Becoming a disagreeable citizen – disagreement orientation and citizenship education: A multilevel analysis of Norwegian adolescents’ disagreement orientation
DOI:
https://doi.org/10.11576/jsse-5972Abstract
Highlights:
- The findings support viewing disagreement orientation as multidimensional, with debate seeking and conflict aversion being twodistinct dimensions of disagreement orientation
- There are different factors that impact debate seeking and conflict
- Characteristics of citizenship education has impact on conflict avoidance, but not debate seeking.
- Debate seeking is related to individual background variables, such as political interest, political conversation, and news-consumption
Purpose: This study explores debate seeking and conflict avoidance as dimensions of disagreement orientation, and how factors such as citizenship education and individual background may impact how young people engage in situations with conflicting political perspectives.

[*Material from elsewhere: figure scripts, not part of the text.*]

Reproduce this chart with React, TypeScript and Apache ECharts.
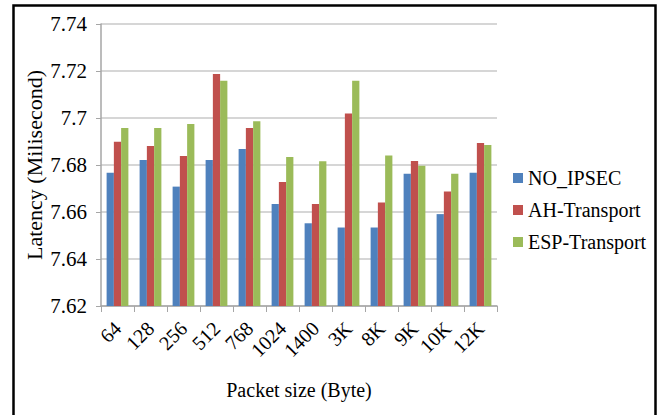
import React, { useEffect, useRef } from "react";
import * as echarts from "echarts";

const categories = ["64", "128", "256", "512", "768", "1024", "1400", "3K", "8K", "9K", "10K", "12K"];
const noIpsec = [7.6767, 7.6821, 7.6708, 7.6821, 7.6868, 7.6634, 7.6552, 7.6534, 7.6534, 7.6763, 7.6591, 7.6767];
const ahTransport = [7.6899, 7.6881, 7.6838, 7.7187, 7.6957, 7.6728, 7.6634, 7.7019, 7.664, 7.6817, 7.6687, 7.6894];
const espTransport = [7.6957, 7.6957, 7.6974, 7.7159, 7.6986, 7.6834, 7.6816, 7.7159, 7.684, 7.6797, 7.6763, 7.6885];

const FONT = "Liberation Serif";

export default function App() {
  const ref = useRef<HTMLDivElement>(null);

  useEffect(() => {
    if (!ref.current) return;
    const chart = echarts.init(ref.current, undefined, { renderer: "svg" });
    const barBase = { type: "bar" as const, barGap: "0%", barCategoryGap: "34%" };
    chart.setOption({
      animation: false,
      backgroundColor: "#ffffff",
      textStyle: { fontFamily: FONT, color: "#000" },
      grid: { left: 101, right: 161, top: 24, bottom: 109, containLabel: false },
      legend: {
        orient: "vertical",
        left: 508,
        top: 163,
        itemWidth: 10,
        itemHeight: 10,
        itemGap: 12,
        icon: "rect",
        textStyle: { fontFamily: FONT, fontSize: 20, color: "#000" },
        data: ["NO_IPSEC", "AH-Transport", "ESP-Transport"],
      },
      xAxis: {
        type: "category",
        data: categories,
        name: "Packet size (Byte)",
        nameLocation: "middle",
        nameGap: 74,
        nameMoveOverlap: false,
        nameTextStyle: { fontFamily: FONT, fontSize: 20, color: "#000" },
        axisLine: { lineStyle: { color: "#a6a6a6", width: 1.5 } },
        axisTick: { show: true, length: 6, lineStyle: { color: "#a6a6a6" } },
        axisLabel: { interval: 0, rotate: 45, fontFamily: FONT, fontSize: 20, color: "#000", margin: 19 },
      },
      yAxis: {
        type: "value",
        min: 7.62,
        max: 7.74,
        interval: 0.02,
        name: "Latency (Milisecond)",
        nameLocation: "middle",
        nameGap: 56,
        nameMoveOverlap: false,
        nameTextStyle: { fontFamily: FONT, fontSize: 22, color: "#000" },
        axisLine: { show: true, lineStyle: { color: "#a6a6a6", width: 1.5 } },
        axisTick: { show: true, length: 5, lineStyle: { color: "#a6a6a6" } },
        axisLabel: {
          fontFamily: FONT,
          fontSize: 21,
          color: "#000",
          margin: 14,
          formatter: (v: number) => String(+v.toFixed(2)),
        },
        splitLine: { lineStyle: { color: "#c8c8c8", width: 1.5 } },
      },
      series: [
        { ...barBase, name: "NO_IPSEC", data: noIpsec, itemStyle: { color: "#4F81BD" } },
        { ...barBase, name: "AH-Transport", data: ahTransport, itemStyle: { color: "#C0504D" } },
        { ...barBase, name: "ESP-Transport", data: espTransport, itemStyle: { color: "#9BBB59" } },
      ],
      graphic: [
        {
          type: "rect",
          left: 11,
          top: 3,
          shape: { width: 642, height: 430 },
          style: { fill: "none", stroke: "#000", lineWidth: 2.5 },
          silent: true,
        },
      ],
    });
    return () => chart.dispose();
  }, []);

  return (
    <div
      ref={ref}
      style={{ position: "fixed", left: 0, top: 0, width: 658, height: 415 }}
    />
  );
}
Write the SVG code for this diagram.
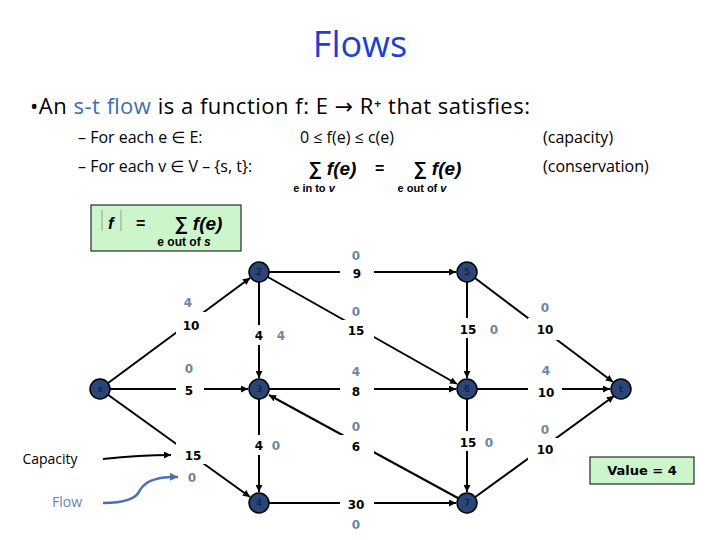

The aim is to study whether how we facilitate citizenship education may affect young people to be more comfortable with political disagreement.
Design/methodology/approach: Multilevel modelling and factor analysis is performed using a survey among a selection of Norwegian fifteen-year-olds.
Findings: Citizenship education characteristics impact conflict avoidance but not debate seeking. Debate seeking is rather related to individual background factors such as political interest and attention paid to the news. Finally, the dimensions form basis of a potential typology of young people’s disagreement orientation
Research limitations/implications: Further research is needed to establish causality, however the results have implications for the role of disagreement in teacher education and classrooms.